By ALAN DERSHOWITZ
This useful compendium of protest writing against the Bush administration’s heavy-handed domestic response to September 11th is a mixed bag of thoughtful, balanced criticism by genuine civil libertarians, interspersed with some knee-jerk nonsense from radical leftists who would themselves deny civil liberties to anyone who disagrees with them. Dangerous times make for some strange bedfellows. We read Republican Congressman Bob Barr — recently defeated for reelection — praising the ACLU, and then Congressman Barney Frank calling Barr “a bit of a faker” for voting in favor of the Patriot Act, after criticizing several of its provisions.
The best pieces, not surprisingly, are by professional civil libertarians, like ACLU President Nadine Strassen, who have been through similar, though less serious, crises over their long careers. The worst pieces are by America- hating and Israel-bashing radicals such as the entertainer Ani DiFranco, who toasts the “folks who live in Palestine, Afghanistan, and Iraq,” calls America “not a true democracy” and seems to imply that our government knew of September 11th before it happened.
The book is bloated by its constant repetition: We read the early history of suspension of civil liberties — Adams, Lincoln, Wilson, Roosevelt — over and over again, as if copied from the same history book. For example, the radical historian Howard Zinn’s “primer” essentially repeats what the ACLU’s Ira Glasser wrote in the previous article, but can anyone imagine a book of protests without Zinn? In one respect, the entire book is a lengthy “petition,” with the “names” of its contributors taking precedence over the content. And the names are indeed impressive, with one striking exception: Janna Malamud Smith – whose article on “The Million Babe Bare-Breasted” [CK] march on the Justice Department certainly qualifies as the silliest piece of writing — surely must know she made it onto the list of contributors on the strength of her father being Bernard Malamud, which she goes out of the way to tell us in her byline! (By the way, my father was Harry Dershowitz, former president of our local schul.)

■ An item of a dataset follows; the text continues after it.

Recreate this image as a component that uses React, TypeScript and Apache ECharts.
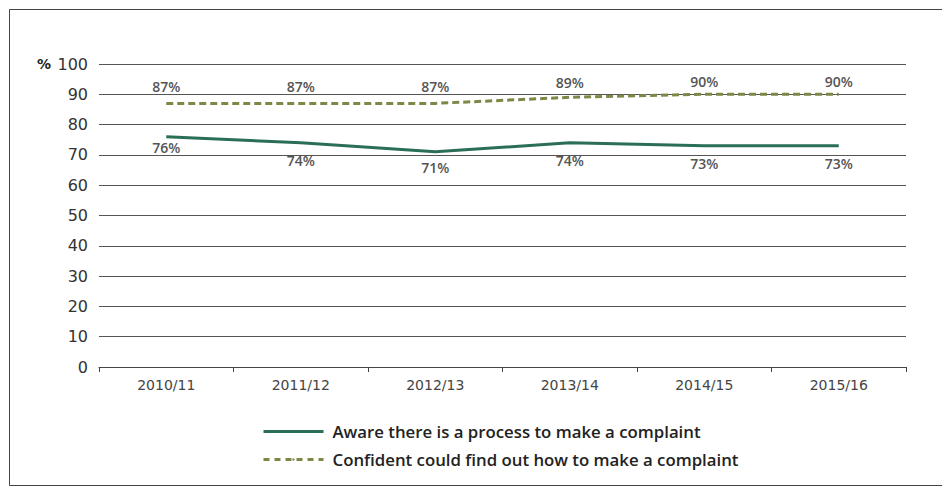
import React, { useEffect, useRef } from "react";
import * as echarts from "echarts";

const categories = ["2010/11", "2011/12", "2012/13", "2013/14", "2014/15", "2015/16"];
const awareValues = [76, 74, 71, 74, 73, 73];
const confidentValues = [87, 87, 87, 89, 90, 90];
const awareName = "Aware there is a process to make a complaint";
const confidentName = "Confident could find out how to make a complaint";
const awareLabelGaps = [4, 11, 9, 11, 11, 11];
const confidentLabelGaps = [10, 10, 10, 8, 6, 6];

export default function App() {
  const ref = useRef<HTMLDivElement>(null);
  useEffect(() => {
    if (!ref.current) return;
    const chart = echarts.init(ref.current, null, { renderer: "svg" });
    const labelStyle = {
      show: true,
      formatter: "{c}%",
      color: "#555",
      fontFamily: "Open Sans",
      fontWeight: 600,
      fontSize: 14,
    };
    chart.setOption({
      animation: false,
      backgroundColor: "#fff",
      grid: { left: 99, right: 36, top: 64, bottom: 122, containLabel: false },
      graphic: [
        {
          type: "rect",
          shape: { x: 9.5, y: 9.5, width: 1000, height: 476 },
          style: { fill: "none", stroke: "#444", lineWidth: 1 },
          silent: true,
        },
        {
          type: "text",
          x: 37,
          y: 64,
          style: {
            text: "%",
            fill: "#222",
            font: "bold 14px 'DejaVu Sans'",
            verticalAlign: "middle",
          },
        },
      ],
      legend: {
        orient: "vertical",
        left: 257,
        top: 418,
        itemWidth: 60,
        itemHeight: 3,
        itemGap: 11,
        textStyle: {
          fontFamily: "Open Sans",
          fontWeight: 600,
          fontSize: 16.8,
          color: "#222",
          padding: [0, 0, 0, 4],
        },
        data: [
          { name: awareName, icon: "rect" },
          { name: confidentName, lineStyle: { width: 3, type: [6, 5] } },
        ],
      },
      xAxis: {
        type: "category",
        data: categories,
        boundaryGap: true,
        axisLine: { lineStyle: { color: "#444", width: 1 } },
        axisTick: { show: true, length: 5, lineStyle: { color: "#444" } },
        axisLabel: {
          color: "#444",
          fontFamily: "DejaVu Sans",
          fontSize: 14,
          margin: 11,
        },
      },
      yAxis: {
        type: "value",
        min: 0,
        max: 100,
        interval: 10,
        axisLine: { show: false },
        axisTick: { show: false },
        axisLabel: {
          color: "#333",
          fontFamily: "DejaVu Sans",
          fontSize: 16,
          margin: 11,
        },
        splitLine: { lineStyle: { color: "#555", width: 1 } },
      },
      series: [
        {
          name: awareName,
          type: "line",
          data: awareValues.map((v, i) => ({
            value: v,
            label: { position: "bottom", distance: awareLabelGaps[i] },
          })),
          symbol: "circle",
          symbolSize: 0,
          showSymbol: true,
          color: "#2b6e56",
          lineStyle: { color: "#2b6e56", width: 3 },
          label: labelStyle,
        },
        {
          name: confidentName,
          type: "line",
          data: confidentValues.map((v, i) => ({
            value: v,
            label: { position: "top", distance: confidentLabelGaps[i] },
          })),
          symbol: "circle",
          symbolSize: 0,
          showSymbol: true,
          color: "#7d8746",
          lineStyle: { color: "#7d8746", width: 3, type: [7, 4] },
          label: labelStyle,
        },
      ],
    });
    return () => chart.dispose();
  }, []);
  return (
    <div
      ref={ref}
      style={{ position: "fixed", left: 0, top: 0, width: 942, height: 489 }}
    />
  );
}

This book, like any good petition, is heavier on rhetoric than on subtleties and some of the rhetoric is entirely predictable, considering its source. The former Chicago 7 defendant and California politician Tom Hayden lectures us for failing to understand the “root causes” of terrorism and for accepting the conservative theology that terrorists are evil. One does not have to be a conservative to recognize that the primary “root cause” of terrorism is its success, not poverty or desperation, since these conditions are rarely accompanied by the targeting of innocent babies. Desperate people may be easiest to recruit as human bombs, but the people who send them — such as Osama bin Laden and Yasser Arafat — are often wealthy elitists with many options who have opted for the tactic of terrorism because it works. As I demonstrate in my book “Why Terrorism Works,” the use of international terrorism by the Palestinians leap-frogged the Palestinian cause over others. Any tactic that is rewarded by the international community will become a recurring one. Nor do you need to be a theologian to characterize terrorism as an unqualified evil. Those who remember Nazism understand that evil must sometimes be defeated, rather than appeased. The “root causes” of Nazism were monumentally irrelevant to our need to defeat Hitler. Although suicide bombers themselves may not be deterrable, as GET ID FROM BOOK David Silver argues, those who send them out to murder, most certainly can be — but only if we are resolute in never allowing the cause for which the terrorism is being employed to be furthered by the tactic of terrorism.
Then there are those who believe that the war against terrorism can be fought effectively without even considering changes in our civil liberties. The reality is that liberties are expensive. We always give up some security in exchange for our liberty. Whenever a guilty defendant goes free because his 4th Amendment rights against unreasonable searches were violated, we give up some security. Whenever a racist or antisemitic march is permitted under the First Amendment, we give up some security. The same is true when we refuse to authorize telemetric standard ID cards that could help prevent terrorists from using identity theft to evade security. Rights come not from heaven or nature and they are not unalienable [CK], as the history cited in “It’s a Free Country” establishes. They come from experience, especially our experience with past wrongs. The real question, and one I try to address in Why Terrorism Works, is how to think about making the necessary trade- offs between liberty and security — how to maximize security without losing the feel of freedom, or its reality.
Despite its repetitive and uneven quality, “It’s a Free Country” serves a useful purpose. It reminds us both of the dangers we face from governmental over-reaction to September 11th, and to the reality that — as Princeton Professor Cornel West aptly put it — “the spirit of freedom is still alive in the face of panic-driven government policy.” It also reminds us that we, as a people, do learn from the disastrous lessons of our past. As this book’s co-author Danny Goldberg correctly summarizes the situation: “The government reaction has been nowhere near as bad as the Palmer Raids, the Japanese interment or blacklisting/McCarthyism.” But that may be small solace for those who have been victims of unexplained detentions, unexplained deportations and racial profiling, as documented by some of the “personal testimony” that close out this volume.
“It’s a Free Country” is best read selectively because of its unevenness, but there are enough worthwhile contributions to warrant its perusal.